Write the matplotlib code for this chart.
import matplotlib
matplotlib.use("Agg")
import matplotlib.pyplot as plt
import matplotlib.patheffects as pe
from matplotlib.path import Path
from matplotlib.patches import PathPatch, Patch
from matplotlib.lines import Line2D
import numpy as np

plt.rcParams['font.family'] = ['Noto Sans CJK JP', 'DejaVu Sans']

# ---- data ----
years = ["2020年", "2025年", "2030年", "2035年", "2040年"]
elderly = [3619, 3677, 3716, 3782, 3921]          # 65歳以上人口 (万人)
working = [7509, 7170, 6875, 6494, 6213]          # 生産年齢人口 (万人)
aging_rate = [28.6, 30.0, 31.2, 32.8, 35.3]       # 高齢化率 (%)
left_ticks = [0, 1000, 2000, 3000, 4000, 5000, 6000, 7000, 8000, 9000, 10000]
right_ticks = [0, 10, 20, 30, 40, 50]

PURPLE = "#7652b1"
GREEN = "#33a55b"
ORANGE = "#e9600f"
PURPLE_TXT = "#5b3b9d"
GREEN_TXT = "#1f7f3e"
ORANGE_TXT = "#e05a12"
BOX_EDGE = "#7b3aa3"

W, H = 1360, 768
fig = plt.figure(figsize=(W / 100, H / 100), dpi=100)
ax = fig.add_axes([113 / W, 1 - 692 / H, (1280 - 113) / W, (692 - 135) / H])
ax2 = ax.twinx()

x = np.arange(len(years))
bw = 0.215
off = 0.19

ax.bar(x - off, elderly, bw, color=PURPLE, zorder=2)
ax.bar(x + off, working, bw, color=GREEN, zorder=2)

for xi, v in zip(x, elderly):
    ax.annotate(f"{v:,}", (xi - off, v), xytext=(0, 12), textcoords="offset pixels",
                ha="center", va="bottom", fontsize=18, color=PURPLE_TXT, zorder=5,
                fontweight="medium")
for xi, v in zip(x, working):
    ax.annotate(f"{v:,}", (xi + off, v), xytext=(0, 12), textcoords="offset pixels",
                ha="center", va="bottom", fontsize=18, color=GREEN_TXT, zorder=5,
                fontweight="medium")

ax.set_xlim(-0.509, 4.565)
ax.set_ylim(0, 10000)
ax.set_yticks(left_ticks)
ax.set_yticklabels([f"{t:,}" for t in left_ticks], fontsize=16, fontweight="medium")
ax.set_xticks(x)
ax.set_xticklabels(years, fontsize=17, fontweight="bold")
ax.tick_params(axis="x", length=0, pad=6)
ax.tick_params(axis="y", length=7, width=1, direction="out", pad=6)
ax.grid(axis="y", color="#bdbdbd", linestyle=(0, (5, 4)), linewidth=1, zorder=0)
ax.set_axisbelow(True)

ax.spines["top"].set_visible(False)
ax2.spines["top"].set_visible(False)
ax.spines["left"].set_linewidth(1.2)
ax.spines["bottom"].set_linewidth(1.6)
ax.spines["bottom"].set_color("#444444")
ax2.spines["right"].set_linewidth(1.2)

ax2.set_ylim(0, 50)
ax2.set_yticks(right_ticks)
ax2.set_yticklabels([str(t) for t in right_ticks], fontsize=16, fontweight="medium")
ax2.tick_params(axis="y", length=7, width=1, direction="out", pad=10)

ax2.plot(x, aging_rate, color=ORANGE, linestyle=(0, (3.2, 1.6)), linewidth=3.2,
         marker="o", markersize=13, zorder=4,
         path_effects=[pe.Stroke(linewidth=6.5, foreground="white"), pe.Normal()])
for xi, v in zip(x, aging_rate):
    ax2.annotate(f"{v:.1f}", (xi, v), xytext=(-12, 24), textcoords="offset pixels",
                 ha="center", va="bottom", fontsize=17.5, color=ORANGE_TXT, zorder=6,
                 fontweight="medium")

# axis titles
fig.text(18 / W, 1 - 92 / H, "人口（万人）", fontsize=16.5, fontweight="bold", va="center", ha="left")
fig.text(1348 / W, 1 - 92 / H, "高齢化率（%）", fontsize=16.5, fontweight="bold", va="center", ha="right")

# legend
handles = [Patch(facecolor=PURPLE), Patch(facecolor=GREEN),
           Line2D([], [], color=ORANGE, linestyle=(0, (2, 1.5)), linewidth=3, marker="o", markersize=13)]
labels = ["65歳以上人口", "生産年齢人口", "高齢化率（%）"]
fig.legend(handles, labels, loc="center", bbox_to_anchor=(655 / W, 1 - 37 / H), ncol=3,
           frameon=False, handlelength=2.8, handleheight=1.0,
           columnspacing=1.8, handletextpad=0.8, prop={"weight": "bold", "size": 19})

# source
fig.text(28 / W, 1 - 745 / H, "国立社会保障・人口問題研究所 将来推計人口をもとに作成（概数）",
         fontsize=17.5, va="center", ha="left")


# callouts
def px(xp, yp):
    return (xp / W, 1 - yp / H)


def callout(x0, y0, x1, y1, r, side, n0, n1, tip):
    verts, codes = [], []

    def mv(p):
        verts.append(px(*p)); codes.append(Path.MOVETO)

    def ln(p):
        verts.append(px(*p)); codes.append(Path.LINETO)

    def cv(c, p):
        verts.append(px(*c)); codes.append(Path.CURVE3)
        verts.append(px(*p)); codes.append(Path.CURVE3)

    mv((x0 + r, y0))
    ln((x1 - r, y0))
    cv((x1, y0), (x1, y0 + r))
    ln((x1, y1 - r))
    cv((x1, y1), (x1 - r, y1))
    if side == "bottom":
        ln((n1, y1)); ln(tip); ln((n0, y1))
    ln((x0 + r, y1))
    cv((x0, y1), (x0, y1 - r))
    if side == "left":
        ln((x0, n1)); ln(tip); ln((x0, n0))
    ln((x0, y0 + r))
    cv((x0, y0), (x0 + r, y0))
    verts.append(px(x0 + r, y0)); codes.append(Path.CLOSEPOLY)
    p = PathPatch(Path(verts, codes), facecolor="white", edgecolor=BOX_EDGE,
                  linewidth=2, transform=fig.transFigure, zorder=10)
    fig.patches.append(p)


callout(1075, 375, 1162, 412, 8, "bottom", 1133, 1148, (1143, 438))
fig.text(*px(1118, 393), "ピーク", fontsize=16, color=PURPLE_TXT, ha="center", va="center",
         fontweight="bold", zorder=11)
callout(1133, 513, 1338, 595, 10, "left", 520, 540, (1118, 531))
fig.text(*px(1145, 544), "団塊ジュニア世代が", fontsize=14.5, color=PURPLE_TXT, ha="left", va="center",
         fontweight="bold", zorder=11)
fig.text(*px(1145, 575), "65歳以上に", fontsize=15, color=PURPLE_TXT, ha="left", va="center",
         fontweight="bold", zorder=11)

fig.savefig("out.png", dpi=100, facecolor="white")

__TASK__
Give the lines again, exactly as they stand, from the beginning of the data through the line with "ax2 = ax.twinx()".

__TASK ANSWER__
Write the matplotlib code for this chart.
import matplotlib
matplotlib.use("Agg")
import matplotlib.pyplot as plt
import matplotlib.patheffects as pe
from matplotlib.path import Path
from matplotlib.patches import PathPatch, Patch
from matplotlib.lines import Line2D
import numpy as np

plt.rcParams['font.family'] = ['Noto Sans CJK JP', 'DejaVu Sans']

# ---- data ----
years = ["2020年", "2025年", "2030年", "2035年", "2040年"]
elderly = [3619, 3677, 3716, 3782, 3921]          # 65歳以上人口 (万人)
working = [7509, 7170, 6875, 6494, 6213]          # 生産年齢人口 (万人)
aging_rate = [28.6, 30.0, 31.2, 32.8, 35.3]       # 高齢化率 (%)
left_ticks = [0, 1000, 2000, 3000, 4000, 5000, 6000, 7000, 8000, 9000, 10000]
right_ticks = [0, 10, 20, 30, 40, 50]

PURPLE = "#7652b1"
GREEN = "#33a55b"
ORANGE = "#e9600f"
PURPLE_TXT = "#5b3b9d"
GREEN_TXT = "#1f7f3e"
ORANGE_TXT = "#e05a12"
BOX_EDGE = "#7b3aa3"

W, H = 1360, 768
fig = plt.figure(figsize=(W / 100, H / 100), dpi=100)
ax = fig.add_axes([113 / W, 1 - 692 / H, (1280 - 113) / W, (692 - 135) / H])
ax2 = ax.twinx()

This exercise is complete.